Quand ils quittent l’école et ensuite la maison paternelle, leur éducation est loin d’être achevée. Leur instruction même n’est qu’ébauchée. Ils doivent donc continuer de s’instruire ; ils doivent donc sans cesse travailler à leur perfectionnement moral. Mais pour s’instruire, il faut vouloir ; il faut avoir été habitué et exercé à étudier par soi-même. Et pour travailler efficacement à leur perfectionnement moral, il faut n’avoir pas eu la faiblesse de céder aux suggestions étrangères. Les esprits faibles sont prêts à subir toutes les influences bonnes ou mauvaises : à être des suiveurs, des moutons dociles conduits par des bergers qui ont tout à gagner de cet état d’inertie et de dépendance.
Nous devons persister à faire l’éducation de ces esprits faibles, en nous donnant à eux comme modèles. Car ce n’est pas avec des éclats de voix, de grands gestes et des gratifications d’épithètes peu flatteuses, malsonnantes, que nous pouvons les rendre plus habiles, plus diligents, plus dégrossis et meilleurs ; c’est plutôt le contraire qui arriverait, de telles qualifications pouvant avoir pour résultat d’amener en eux, à la longue, une sorte d’abrutissement. Et quelle impression ce langage grossier pourrait-il produire en notre endroit, sur leur imagination ? Il est au moins certain qu’ils n’y puiseraient pas une irrésistible admiration pour l’empire dont nous ferions preuve, à de tels moments, sur nous-mêmes.

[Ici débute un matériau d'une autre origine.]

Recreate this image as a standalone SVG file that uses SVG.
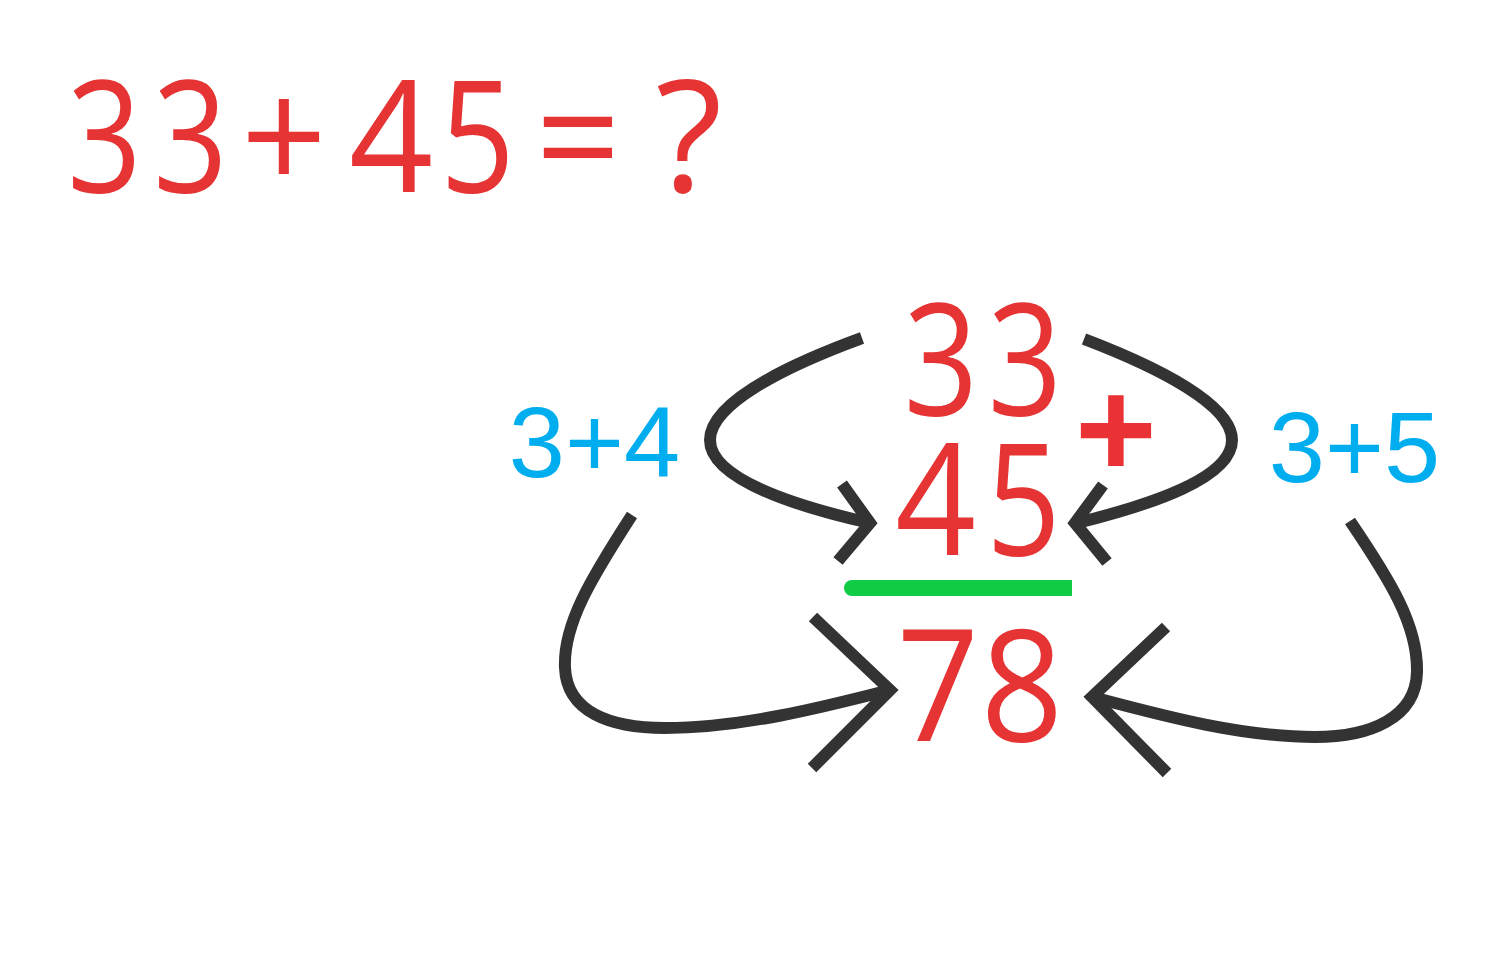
<svg xmlns="http://www.w3.org/2000/svg" width="1502" height="958" viewBox="0 0 1502 958">
<style>
.red{fill:#e63333;font-family:"Open Sans","Noto Sans",sans-serif;font-size:155px;text-anchor:middle}
.blue{fill:#00adee;font-family:"Liberation Sans",Arial,sans-serif;font-size:101px;text-anchor:middle}
.plus{fill:#ea3136;font-family:"Liberation Sans",Arial,sans-serif;font-size:140px;font-weight:bold;text-anchor:middle}
.arr{fill:none;stroke:#333333;stroke-width:12;stroke-linecap:butt;stroke-linejoin:miter;stroke-miterlimit:10}
</style>
<rect width="1502" height="958" fill="#ffffff"/>
<g id="equation">
<text class="red" transform="translate(104.5,192) scale(0.84,1)">3</text>
<text class="red" transform="translate(190.5,192) scale(0.84,1)">3</text>
<text class="red" transform="translate(284,192) scale(0.97,1)">+</text>
<text class="red" transform="translate(391,192) scale(0.95,1)">4</text>
<text class="red" transform="translate(477.5,192) scale(0.84,1)">5</text>
<text class="red" transform="translate(578,192) scale(0.96,1)">=</text>
<text class="red" transform="translate(689,192) scale(1,1)">?</text>
</g>
<g id="n33">
<text class="red" transform="translate(941,415) scale(0.84,1)">3</text>
<text class="red" transform="translate(1025,415) scale(0.84,1)">3</text>
</g>
<g id="n45">
<text class="red" transform="translate(935.5,555) scale(0.91,1)">4</text>
<text class="red" transform="translate(1023.5,555) scale(0.84,1)">5</text>
</g>
<g id="n78">
<text class="red" transform="translate(938,741) scale(0.93,1)">7</text>
<text class="red" transform="translate(1022,741) scale(0.93,1)">8</text>
</g>
<g id="plus"><text class="plus" x="1116" y="477">+</text></g>
<g id="sum34"><text class="blue" x="594.5" y="477">3+4</text></g>
<g id="sum35"><text class="blue" x="1354.5" y="482">3+5</text></g>
<g id="line"><path d="M852,580 H1072 V596 H852 A8,8 0 0 1 852,580 Z" fill="#10cc44"/></g>
<g id="connectors">
<path class="arr" d="M862,338 C780,368 710,405 710,440 C710,478 790,505 870,523"/>
<path class="arr" d="M842,484 L870,523 L838,561"/>
<path class="arr" d="M1084,339 C1160,368 1232,405 1232,440 C1232,478 1150,505 1077,523"/>
<path class="arr" d="M1103,485 L1075,523 L1107,562"/>
<path class="arr" d="M632,515 C590,580 563,625 565,668 C567,712 610,728 665,728 C740,728 820,708 890,690"/>
<path class="arr" d="M813,617 L890,690 L812,768"/>
<path class="arr" d="M1350,521 C1390,580 1418,625 1417,672 C1416,718 1370,737 1315,737 C1240,737 1160,715 1092,697"/>
<path class="arr" d="M1166,627 L1092,697 L1167,773"/>
</g>
</svg>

Comment, en effet, pourrions-nous efficacement leur indiquer de quelle façon ils devraient s’y prendre pour savoir se dominer, si nous leur montrions que nous ne savons pas nous dominer nous-mêmes ?
Il est une chose qui ne doit pas être dite, qui doit être même insoupçonnée : c’est que nous revendiquons le droit d’injurier ceux que nous voulons éduquer. Quand on est un tant soit peu instruit et raisonnable, on doit avoir des conceptions plus hautes et on peut disposer d’un vocabulaire assez riche pour exprimer sa pensée sans tomber dans la grossièreté et l’insulte.
Nous devons leur dire aussi que le résultat de l’effort personnel est la valeur individuelle. Un individu a d’autant plus de valeur qu’il est plus instruit, plus éduqué et par cela même qu’il a une grande force de caractère lui donnant une sûreté de résistance contre lest éléments mauvais de la société déchaînés contre lui.
On devrait avoir horreur de cette maxime que peu d’individus osent professer explicitement, mais que beaucoup, malheureusement, adoptent en pratique : « Il faut faire comme tout le monde, il ne faut pas faire plus que les autres. » Au contraire, chacun doit chercher à mieux faire que les autres, car chacun est une individualité dont l’effort doit consister à vivre en liberté et à se développer tout entier.
L’indifférence de la foule paresseuse, indolente, vient de ce que peu d’hommes ont le courage de s’interroger pour savoir ce qu’ils sont capables de devenir, et de se décider à accomplir des actes susceptibles d’orienter leur vie vers un mieux-être. La plupart trouvent plus expéditif et plus commode de regarder ce que font médiocrement les autres, et — moutons de Panurge — ils se laissent aller à vivre comme eux : somnolents, monotones, conduits.
Fut-on seul au monde à poursuivre son idéal, on doit marcher vers lui résolument sans écouter les conseils des uns, et se moquer de la risée des autres. On sera le seul qui empêchera la masse de se gâter et de danser en rond, on sera l’homme de progrès social et de valeur individuelle dont l’attitude fera sûrement réfléchir ceux qui ont un tant soit peu de bon sens et aussi un peu de jugement.